▶ Problem
Without the pictures, extract every line from the start of the material to the line containing "freq_labels = [str(v) for v in freq_exp]", both ends included.

=== Listing ===

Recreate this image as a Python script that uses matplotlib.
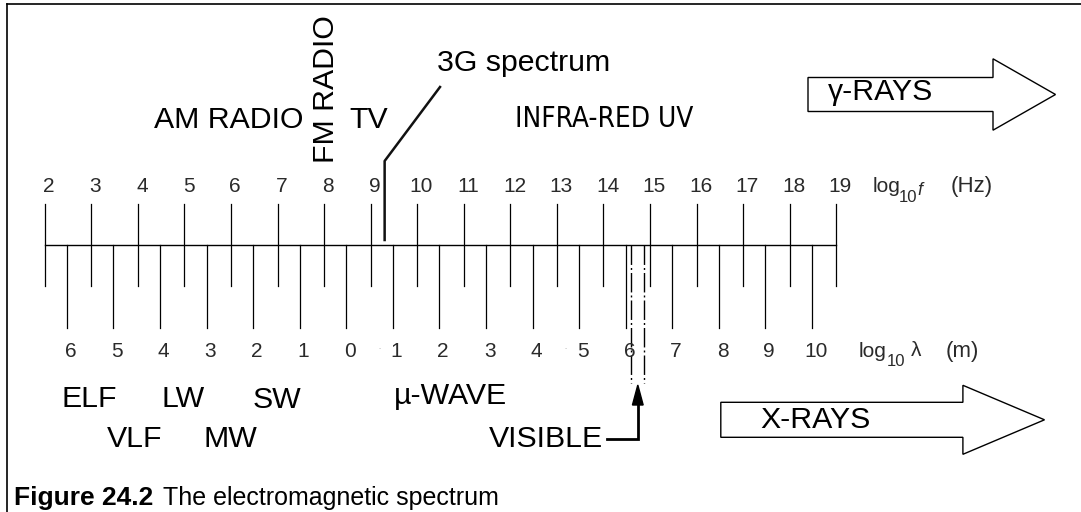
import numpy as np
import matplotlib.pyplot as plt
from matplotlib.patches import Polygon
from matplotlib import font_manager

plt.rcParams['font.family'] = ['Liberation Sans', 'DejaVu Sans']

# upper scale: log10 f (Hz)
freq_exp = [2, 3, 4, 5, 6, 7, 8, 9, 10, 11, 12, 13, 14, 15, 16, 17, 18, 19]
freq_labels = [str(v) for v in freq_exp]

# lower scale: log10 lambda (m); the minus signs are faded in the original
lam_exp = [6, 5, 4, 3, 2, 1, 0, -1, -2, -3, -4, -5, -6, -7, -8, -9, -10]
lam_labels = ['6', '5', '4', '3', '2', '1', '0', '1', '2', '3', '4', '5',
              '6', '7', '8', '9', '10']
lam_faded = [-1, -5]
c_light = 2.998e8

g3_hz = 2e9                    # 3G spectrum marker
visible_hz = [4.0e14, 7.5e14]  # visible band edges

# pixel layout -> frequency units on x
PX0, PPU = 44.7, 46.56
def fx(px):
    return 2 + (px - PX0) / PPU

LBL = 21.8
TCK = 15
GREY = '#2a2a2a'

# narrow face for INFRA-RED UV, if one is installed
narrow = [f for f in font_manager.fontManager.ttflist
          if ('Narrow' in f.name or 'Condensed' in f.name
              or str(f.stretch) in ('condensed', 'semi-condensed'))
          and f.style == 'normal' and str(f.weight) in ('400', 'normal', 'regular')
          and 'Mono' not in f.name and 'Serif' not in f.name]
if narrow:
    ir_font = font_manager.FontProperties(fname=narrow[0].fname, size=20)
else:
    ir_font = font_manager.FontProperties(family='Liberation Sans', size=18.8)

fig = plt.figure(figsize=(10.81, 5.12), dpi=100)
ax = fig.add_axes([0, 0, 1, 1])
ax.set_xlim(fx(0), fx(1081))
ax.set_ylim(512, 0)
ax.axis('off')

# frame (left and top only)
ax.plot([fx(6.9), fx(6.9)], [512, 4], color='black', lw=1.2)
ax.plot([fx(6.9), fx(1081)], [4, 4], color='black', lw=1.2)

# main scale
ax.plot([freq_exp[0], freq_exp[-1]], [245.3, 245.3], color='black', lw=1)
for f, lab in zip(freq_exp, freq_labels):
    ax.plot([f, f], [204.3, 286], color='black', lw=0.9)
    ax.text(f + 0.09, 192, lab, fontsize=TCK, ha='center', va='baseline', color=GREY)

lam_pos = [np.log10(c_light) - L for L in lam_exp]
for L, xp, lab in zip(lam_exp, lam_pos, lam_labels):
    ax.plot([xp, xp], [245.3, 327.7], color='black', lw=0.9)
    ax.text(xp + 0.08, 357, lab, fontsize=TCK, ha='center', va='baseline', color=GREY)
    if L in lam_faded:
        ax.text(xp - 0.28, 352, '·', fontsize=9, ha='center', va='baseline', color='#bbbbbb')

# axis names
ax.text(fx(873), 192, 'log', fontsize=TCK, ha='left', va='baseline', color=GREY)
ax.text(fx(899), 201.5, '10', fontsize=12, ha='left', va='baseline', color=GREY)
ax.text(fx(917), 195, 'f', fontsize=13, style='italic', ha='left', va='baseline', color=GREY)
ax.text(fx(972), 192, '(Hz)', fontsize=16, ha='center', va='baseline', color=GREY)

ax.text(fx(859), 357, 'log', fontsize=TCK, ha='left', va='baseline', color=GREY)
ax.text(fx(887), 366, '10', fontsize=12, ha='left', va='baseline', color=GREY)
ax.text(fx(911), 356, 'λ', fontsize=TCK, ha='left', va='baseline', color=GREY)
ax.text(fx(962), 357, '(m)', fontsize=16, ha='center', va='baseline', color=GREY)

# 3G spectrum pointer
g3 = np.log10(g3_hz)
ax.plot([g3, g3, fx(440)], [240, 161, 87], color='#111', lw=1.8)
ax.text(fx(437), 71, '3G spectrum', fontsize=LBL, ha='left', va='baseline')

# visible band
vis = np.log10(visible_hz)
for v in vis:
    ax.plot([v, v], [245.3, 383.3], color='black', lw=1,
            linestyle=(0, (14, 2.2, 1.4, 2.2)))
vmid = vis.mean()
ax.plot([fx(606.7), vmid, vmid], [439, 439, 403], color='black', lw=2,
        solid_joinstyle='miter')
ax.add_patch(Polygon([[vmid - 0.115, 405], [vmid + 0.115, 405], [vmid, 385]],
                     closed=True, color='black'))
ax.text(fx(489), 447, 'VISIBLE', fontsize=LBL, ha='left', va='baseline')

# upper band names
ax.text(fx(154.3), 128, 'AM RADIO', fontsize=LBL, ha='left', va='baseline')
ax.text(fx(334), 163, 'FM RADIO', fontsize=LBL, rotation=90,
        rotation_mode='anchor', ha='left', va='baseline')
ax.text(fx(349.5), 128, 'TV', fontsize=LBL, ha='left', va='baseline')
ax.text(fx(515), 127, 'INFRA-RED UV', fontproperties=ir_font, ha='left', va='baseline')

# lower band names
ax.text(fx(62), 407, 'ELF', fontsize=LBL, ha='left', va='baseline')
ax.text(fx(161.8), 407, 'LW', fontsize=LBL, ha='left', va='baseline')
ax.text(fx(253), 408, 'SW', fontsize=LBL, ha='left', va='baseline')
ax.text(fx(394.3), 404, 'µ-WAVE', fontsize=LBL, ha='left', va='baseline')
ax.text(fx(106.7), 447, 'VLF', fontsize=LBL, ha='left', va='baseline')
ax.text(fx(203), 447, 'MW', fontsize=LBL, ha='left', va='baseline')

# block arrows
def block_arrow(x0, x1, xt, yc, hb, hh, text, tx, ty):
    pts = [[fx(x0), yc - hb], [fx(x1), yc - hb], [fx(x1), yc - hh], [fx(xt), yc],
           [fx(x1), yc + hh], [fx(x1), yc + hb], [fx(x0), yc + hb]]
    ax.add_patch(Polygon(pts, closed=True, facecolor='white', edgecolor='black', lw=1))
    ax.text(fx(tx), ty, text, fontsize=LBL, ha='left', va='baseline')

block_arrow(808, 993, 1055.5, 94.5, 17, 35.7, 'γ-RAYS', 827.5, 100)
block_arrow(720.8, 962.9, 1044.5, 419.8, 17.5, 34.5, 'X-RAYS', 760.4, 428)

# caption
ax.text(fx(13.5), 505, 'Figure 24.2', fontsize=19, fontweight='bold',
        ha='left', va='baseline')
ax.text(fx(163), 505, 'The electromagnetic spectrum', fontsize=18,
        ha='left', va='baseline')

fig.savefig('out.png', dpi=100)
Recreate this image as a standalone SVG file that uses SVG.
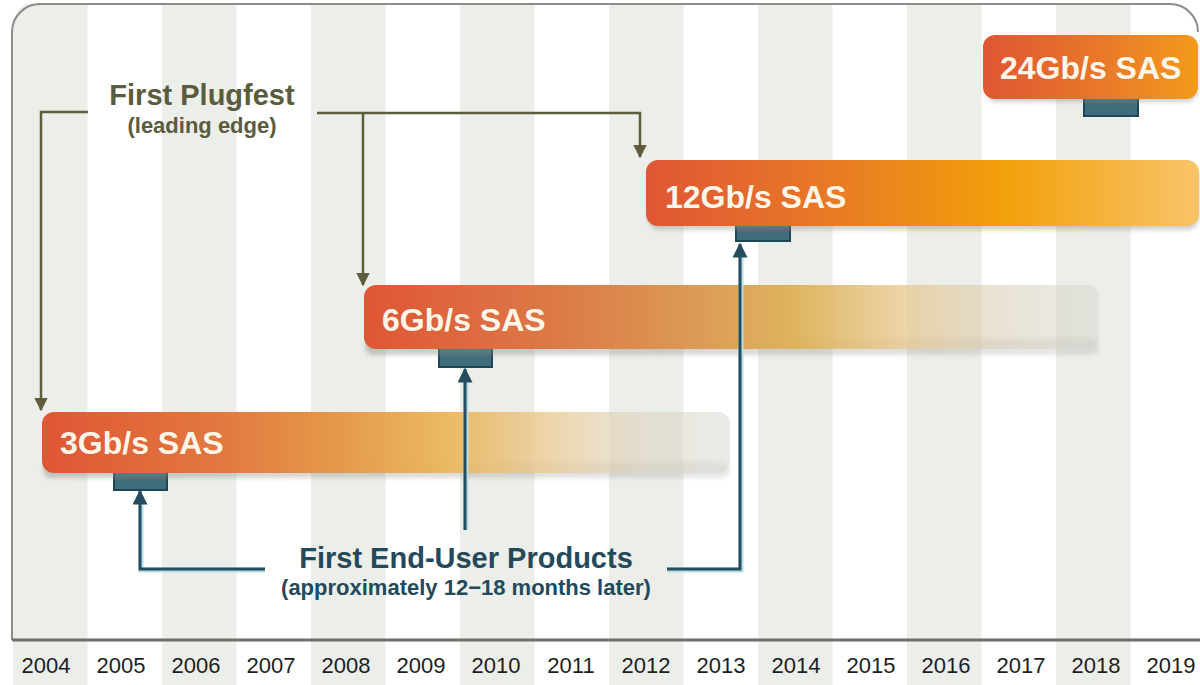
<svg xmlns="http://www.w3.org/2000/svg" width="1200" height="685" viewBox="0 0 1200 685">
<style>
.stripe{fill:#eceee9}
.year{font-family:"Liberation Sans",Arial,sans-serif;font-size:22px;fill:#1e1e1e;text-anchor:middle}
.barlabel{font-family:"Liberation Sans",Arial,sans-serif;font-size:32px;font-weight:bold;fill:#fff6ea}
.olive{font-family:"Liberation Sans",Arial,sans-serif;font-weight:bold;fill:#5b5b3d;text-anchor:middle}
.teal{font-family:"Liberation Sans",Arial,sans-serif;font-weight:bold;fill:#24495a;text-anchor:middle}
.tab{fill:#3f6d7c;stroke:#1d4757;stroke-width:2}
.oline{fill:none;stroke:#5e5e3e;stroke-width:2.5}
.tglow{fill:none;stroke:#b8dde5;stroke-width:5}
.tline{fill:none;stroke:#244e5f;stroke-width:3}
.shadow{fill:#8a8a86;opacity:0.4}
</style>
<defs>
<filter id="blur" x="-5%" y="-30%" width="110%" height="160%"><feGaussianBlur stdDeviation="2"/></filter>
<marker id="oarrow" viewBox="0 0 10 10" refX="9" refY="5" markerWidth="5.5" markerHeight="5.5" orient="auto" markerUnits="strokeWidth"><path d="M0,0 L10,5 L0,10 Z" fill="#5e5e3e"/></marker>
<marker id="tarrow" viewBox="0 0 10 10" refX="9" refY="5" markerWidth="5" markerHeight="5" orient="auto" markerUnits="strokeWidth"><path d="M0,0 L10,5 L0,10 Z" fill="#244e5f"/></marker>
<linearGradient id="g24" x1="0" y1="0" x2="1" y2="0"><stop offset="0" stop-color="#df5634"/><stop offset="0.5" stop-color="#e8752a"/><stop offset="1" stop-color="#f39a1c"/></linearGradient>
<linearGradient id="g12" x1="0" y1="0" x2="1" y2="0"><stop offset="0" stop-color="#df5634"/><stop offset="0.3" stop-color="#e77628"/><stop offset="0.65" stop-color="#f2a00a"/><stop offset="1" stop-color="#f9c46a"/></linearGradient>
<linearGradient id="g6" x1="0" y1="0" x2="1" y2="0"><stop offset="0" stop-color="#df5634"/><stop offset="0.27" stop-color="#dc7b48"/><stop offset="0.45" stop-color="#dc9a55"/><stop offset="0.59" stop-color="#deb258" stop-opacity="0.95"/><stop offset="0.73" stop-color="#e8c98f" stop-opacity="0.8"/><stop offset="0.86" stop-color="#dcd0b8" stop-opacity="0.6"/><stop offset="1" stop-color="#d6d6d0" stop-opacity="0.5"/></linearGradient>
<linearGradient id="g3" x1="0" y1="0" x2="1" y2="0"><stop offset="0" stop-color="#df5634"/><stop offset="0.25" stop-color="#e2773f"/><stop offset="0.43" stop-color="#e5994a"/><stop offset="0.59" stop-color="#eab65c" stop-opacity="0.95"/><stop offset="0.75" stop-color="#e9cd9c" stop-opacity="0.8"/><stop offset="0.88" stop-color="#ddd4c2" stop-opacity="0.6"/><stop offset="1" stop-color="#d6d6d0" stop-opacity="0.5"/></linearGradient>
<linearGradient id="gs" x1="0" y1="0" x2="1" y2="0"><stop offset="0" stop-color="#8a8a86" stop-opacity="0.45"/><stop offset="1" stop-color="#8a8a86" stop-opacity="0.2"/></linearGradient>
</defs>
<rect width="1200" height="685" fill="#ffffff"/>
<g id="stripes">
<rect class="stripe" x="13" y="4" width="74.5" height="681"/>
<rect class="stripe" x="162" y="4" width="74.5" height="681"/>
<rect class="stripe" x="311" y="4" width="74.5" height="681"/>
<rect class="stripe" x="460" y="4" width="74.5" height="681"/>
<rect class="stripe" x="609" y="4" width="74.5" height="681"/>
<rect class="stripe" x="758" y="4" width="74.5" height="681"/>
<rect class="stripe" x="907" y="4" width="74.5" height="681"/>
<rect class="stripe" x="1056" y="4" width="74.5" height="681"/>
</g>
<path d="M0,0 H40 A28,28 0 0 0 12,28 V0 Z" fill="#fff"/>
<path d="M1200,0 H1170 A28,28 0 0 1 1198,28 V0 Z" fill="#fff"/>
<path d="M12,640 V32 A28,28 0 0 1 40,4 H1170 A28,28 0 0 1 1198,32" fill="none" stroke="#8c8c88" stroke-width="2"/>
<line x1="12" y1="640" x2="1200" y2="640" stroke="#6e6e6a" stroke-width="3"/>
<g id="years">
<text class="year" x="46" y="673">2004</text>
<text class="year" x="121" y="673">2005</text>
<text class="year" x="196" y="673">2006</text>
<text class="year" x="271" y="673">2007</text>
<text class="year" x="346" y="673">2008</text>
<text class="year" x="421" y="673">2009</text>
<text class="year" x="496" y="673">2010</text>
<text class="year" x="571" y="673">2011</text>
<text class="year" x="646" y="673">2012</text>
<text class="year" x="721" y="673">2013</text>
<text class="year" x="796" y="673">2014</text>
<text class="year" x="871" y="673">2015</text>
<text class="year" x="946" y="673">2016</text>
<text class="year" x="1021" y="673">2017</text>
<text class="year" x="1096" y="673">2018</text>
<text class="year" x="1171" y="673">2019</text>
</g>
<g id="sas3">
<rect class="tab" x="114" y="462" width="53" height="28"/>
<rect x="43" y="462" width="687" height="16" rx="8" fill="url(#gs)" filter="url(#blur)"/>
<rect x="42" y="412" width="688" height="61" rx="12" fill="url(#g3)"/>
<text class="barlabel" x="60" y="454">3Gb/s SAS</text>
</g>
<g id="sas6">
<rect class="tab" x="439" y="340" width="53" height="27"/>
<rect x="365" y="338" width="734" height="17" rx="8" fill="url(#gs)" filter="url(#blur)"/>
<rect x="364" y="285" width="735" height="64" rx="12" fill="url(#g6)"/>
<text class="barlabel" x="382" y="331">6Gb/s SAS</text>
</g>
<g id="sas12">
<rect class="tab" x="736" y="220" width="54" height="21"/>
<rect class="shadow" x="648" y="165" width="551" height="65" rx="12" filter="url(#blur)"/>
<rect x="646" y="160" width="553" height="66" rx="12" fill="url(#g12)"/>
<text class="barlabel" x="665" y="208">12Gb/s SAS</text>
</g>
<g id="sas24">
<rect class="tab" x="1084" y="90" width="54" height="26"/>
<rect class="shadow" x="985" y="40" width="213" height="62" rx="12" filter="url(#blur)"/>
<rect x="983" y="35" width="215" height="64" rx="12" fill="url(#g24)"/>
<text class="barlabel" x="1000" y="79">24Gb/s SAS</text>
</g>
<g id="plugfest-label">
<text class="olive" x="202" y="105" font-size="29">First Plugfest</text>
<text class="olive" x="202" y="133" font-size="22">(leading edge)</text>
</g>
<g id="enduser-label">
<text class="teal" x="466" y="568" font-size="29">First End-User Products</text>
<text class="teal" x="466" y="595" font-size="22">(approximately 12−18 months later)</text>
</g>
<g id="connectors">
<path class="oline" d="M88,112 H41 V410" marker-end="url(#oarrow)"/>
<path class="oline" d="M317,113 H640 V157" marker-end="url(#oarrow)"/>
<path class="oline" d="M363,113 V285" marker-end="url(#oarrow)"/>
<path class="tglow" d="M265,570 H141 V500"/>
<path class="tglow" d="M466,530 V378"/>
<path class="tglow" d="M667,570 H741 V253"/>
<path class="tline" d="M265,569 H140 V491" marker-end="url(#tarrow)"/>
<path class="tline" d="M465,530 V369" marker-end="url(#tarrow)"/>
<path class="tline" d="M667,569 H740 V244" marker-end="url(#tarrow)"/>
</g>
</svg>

===

▶ Reply to the exercise
Recreate this image as a Python script that uses matplotlib.
import numpy as np
import matplotlib.pyplot as plt
from matplotlib.patches import Polygon
from matplotlib import font_manager

plt.rcParams['font.family'] = ['Liberation Sans', 'DejaVu Sans']

# upper scale: log10 f (Hz)
freq_exp = [2, 3, 4, 5, 6, 7, 8, 9, 10, 11, 12, 13, 14, 15, 16, 17, 18, 19]
freq_labels = [str(v) for v in freq_exp]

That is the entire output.